If you're looking for a standalone workstealing queue class implementation in C++ built on pthread or boost::thread, good luck, to my knowledge there isn't one.

However, as others have said Cilk, TBB and Microsoft's PPL all have workstealing implementations under the hood.

The question is do you want to use a workstealing queue or implement one? If you just want to use one then the choices above are good starting points simply scheduling a 'task' in any of them will suffice.

As BlueRaja said the task_group & structured_task_group in PPL will do this, also note that these classes are available in the latest version of Intel's TBB as well. The parallel loops (parallel_for, parallel_for_each) are also implemented with workstealing.

If you must look at source rather than use an implementation, TBB is OpenSource and Microsoft ships the sources for its CRT, so you can go spelunking.

You can also look on Joe Duffy's blog for a C# implementation (but it's C# and the memory model is different).

-Rick

The structured_task_group class of the PPL uses a work stealing queue for its implementation. If you need a WSQ for threading, I would recommend that.
If you are actually looking for the source, I don't know if the code is given in ppl.h or if there is a precompiled object; I will have to check when I get home tonight.

The closest implementation of this work stealing algorithm I've found is something called Wool by Karl-Filip Faxén. src / report / comparison

OpenMP may very well support work-stealing although its called recursive parallelism

OpenMP forum post

The OpenMP specification defines tasking constructs (which can be nested, so are very suitable for recursive parallelism) but does not specify the details of how they how they are implemented. OpenMP implementations, including gcc, typically use some form of work stealing for tasks, though the exact algorithm (and the resulting performance) may vary!

See #pragma omp task and #pragma omp taskwait

Update

Chapter 9 of the book C++ Concurrency in Action describes how to implement "work stealing for pool threads". I haven't read/implemented it myself but it doesn't look too difficult.

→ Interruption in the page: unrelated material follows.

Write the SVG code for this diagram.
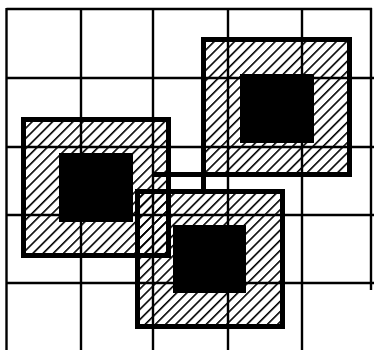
<svg xmlns="http://www.w3.org/2000/svg" width="374" height="350" viewBox="0 0 374 350">
  <defs>
    <pattern id="hatch" patternUnits="userSpaceOnUse" width="7.2" height="7.2" patternTransform="rotate(45)">
      <rect x="0" y="0" width="1.6" height="7.2" fill="#000"/>
    </pattern>
  </defs>
  <style>
    .grid { stroke: #000; stroke-width: 2.4; fill: none; }
    .hatch { fill: url(#hatch); stroke: none; }
    .border { fill: none; stroke: #000; stroke-width: 5; }
    .core { fill: #000; }
  </style>
  <rect x="0" y="0" width="374" height="350" fill="#fff"/>

  <g id="hatching">
    <rect class="hatch" x="24" y="120" width="144" height="135"/>
    <rect class="hatch" x="204" y="40" width="145" height="134"/>
    <rect class="hatch" x="138" y="192" width="144" height="134"/>
  </g>

  <g id="grid">
    <line class="grid" x1="6.5" y1="9" x2="372" y2="9" stroke-width="3"/>
    <line class="grid" x1="6.5" y1="78" x2="374" y2="78"/>
    <line class="grid" x1="6.5" y1="147" x2="374" y2="147"/>
    <line class="grid" x1="6.5" y1="215" x2="374" y2="215"/>
    <line class="grid" x1="6.5" y1="283" x2="374" y2="283"/>
    <line class="grid" x1="6.5" y1="8" x2="6.5" y2="350" stroke-width="3"/>
    <line class="grid" x1="81" y1="8" x2="81" y2="350"/>
    <line class="grid" x1="153" y1="8" x2="153" y2="350"/>
    <line class="grid" x1="228" y1="8" x2="228" y2="350"/>
    <line class="grid" x1="302" y1="8" x2="302" y2="350"/>
    <line class="grid" x1="371" y1="8" x2="371" y2="290" stroke-width="1.2"/>
  </g>

  <g id="square-a">
    <rect class="border" x="23.5" y="119.5" width="145" height="136"/>
    <rect class="core" x="59" y="153" width="74" height="69"/>
  </g>

  <g id="square-b">
    <rect class="border" x="203.5" y="39.5" width="146" height="135"/>
    <line class="border" x1="153" y1="174.5" x2="204" y2="174.5"/>
    <line class="border" x1="203.5" y1="174" x2="203.5" y2="192"/>
    <rect class="core" x="240" y="74" width="74" height="69"/>
  </g>

  <g id="square-c">
    <rect class="border" x="137.5" y="191.5" width="145" height="135"/>
    <rect class="core" x="173" y="225" width="73" height="68"/>
  </g>

  <g id="connectors"></g>
</svg>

I have ported this C project to C++.

The original Steal may experience a dirty read when the array is expanded. I tried to fix the bug, but eventually gave in because I didn't actually need a dynamically growing stack. Instead of trying to allocate space, the Push method simply returns false. The caller can then perform a spin-wait, i.e. while(!stack->Push(value)){}.

#pragma once
#include <atomic>

  // A lock-free stack.
  // Push = single producer
  // Pop = single consumer (same thread as push)
  // Steal = multiple consumer

  // All methods, including Push, may fail. Re-issue the request
  // if that occurs (spinwait).

  template<class T, size_t capacity = 131072>
  class WorkStealingStack {

  public:
    inline WorkStealingStack() {
      _top = 1;
      _bottom = 1;
    }

    WorkStealingStack(const WorkStealingStack&) = delete;

    inline ~WorkStealingStack()
    {

    }

    // Single producer
    inline bool Push(const T& item) {
      auto oldtop = _top.load(std::memory_order_relaxed);
      auto oldbottom = _bottom.load(std::memory_order_relaxed);
      auto numtasks = oldbottom - oldtop;

      if (
        oldbottom > oldtop && // size_t is unsigned, validate the result is positive
        numtasks >= capacity - 1) {
        // The caller can decide what to do, they will probably spinwait.
        return false;
      }

      _values[oldbottom % capacity].store(item, std::memory_order_relaxed);
      _bottom.fetch_add(1, std::memory_order_release);
      return true;
    }

    // Single consumer
    inline bool Pop(T& result) {

      size_t oldtop, oldbottom, newtop, newbottom, ot;

      oldbottom = _bottom.fetch_sub(1, std::memory_order_release);
      ot = oldtop = _top.load(std::memory_order_acquire);
      newtop = oldtop + 1;
      newbottom = oldbottom - 1;

      // Bottom has wrapped around.
      if (oldbottom < oldtop) {
        _bottom.store(oldtop, std::memory_order_relaxed);
        return false;
      }

      // The queue is empty.
      if (oldbottom == oldtop) {
        _bottom.fetch_add(1, std::memory_order_release);
        return false;
      }

      // Make sure that we are not contending for the item.
      if (newbottom == oldtop) {
        auto ret = _values[newbottom % capacity].load(std::memory_order_relaxed);
        if (!_top.compare_exchange_strong(oldtop, newtop, std::memory_order_acquire)) {
          _bottom.fetch_add(1, std::memory_order_release);
          return false;
        }
        else {
          result = ret;
          _bottom.store(newtop, std::memory_order_release);
          return true;
        }
      }

      // It's uncontended.
      result = _values[newbottom % capacity].load(std::memory_order_acquire);
      return true;
    }

    // Multiple consumer.
    inline bool Steal(T& result) {
      size_t oldtop, newtop, oldbottom;

      oldtop = _top.load(std::memory_order_acquire);
      oldbottom = _bottom.load(std::memory_order_relaxed);
      newtop = oldtop + 1;

      if (oldbottom <= oldtop)
        return false;

      // Make sure that we are not contending for the item.
      if (!_top.compare_exchange_strong(oldtop, newtop, std::memory_order_acquire)) {
        return false;
      }

      result = _values[oldtop % capacity].load(std::memory_order_relaxed);
      return true;
    }

  private:

    // Circular array
    std::atomic<T> _values[capacity];
    std::atomic<size_t> _top; // queue
    std::atomic<size_t> _bottom; // stack
  };

Full Gist (including unit tests). I have only run the tests on a strong architecture (x86/64), so as far as weak architectures go your mileage may vary if you try to use this on e.g. Neon/PPC.

I don't think JobSwarm uses work stealing, but it's a first step. I'm not aware of other open source libraries for this purpose.